When they do start games, Thomas’s manager said, he is going to get plenty of at-bats and a chance to show the club he’s ready for an everyday role.

“He’s going to play some center, he’s going to play some left field. We did tell him that we wanted him to get better on his first step, and reading balls, and he’s done that, and I see him, already today, he was working with [First Base Coach (and former big league outfielder) Eric Young, Jr.] on some things, but obviously he had a great year for us last year hitting-wise, and he just — like I said — he just wanted to get better all around. I see him as a guy that could potentially steal some bases for us, and one thing I tell him all the time, I said, ‘Hey, you got to remember to stick to what you do best, and that’s don’t worry about hitting home runs, hitting doubles, and the way he swings the bat, the homers will come, and I watched him take BP today, and he was swinging the bat really well. We’re going to continue to work with him on defense. He did get better last year a little bit. I know he talked about it — about getting better, so, but he’s willing to put the work in, and we’re willing to help him, but like I said, he’ll play left, he’ll play center, we’re going to put him in both, but he can swing the bat.”

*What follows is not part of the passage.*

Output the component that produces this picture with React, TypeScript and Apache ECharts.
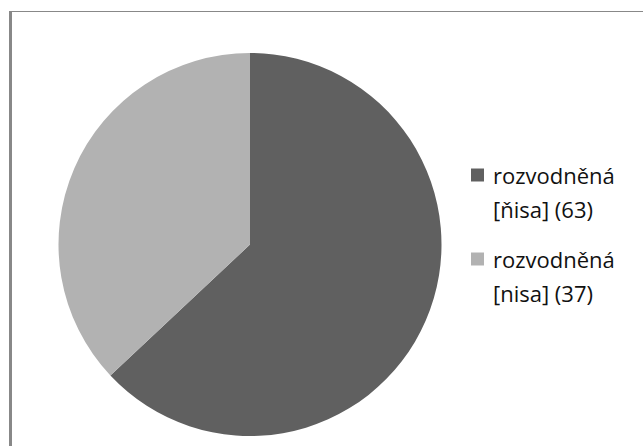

Martinez said on Sunday that he wants Robles to fight back and claim the center field job, and if he does, the opportunity this year might be in left for Thomas, which is fine by him.

“Yeah, absolutely, yeah, whatever they ask,” Thomas said.

“The thing now is him playing left field, we got to get him comfortable playing over there,” the Nats’ skipper added.

“For me, the balls get to you a lot quicker in left field than it does in center field, so we’ve got to get him over there and get him some work.”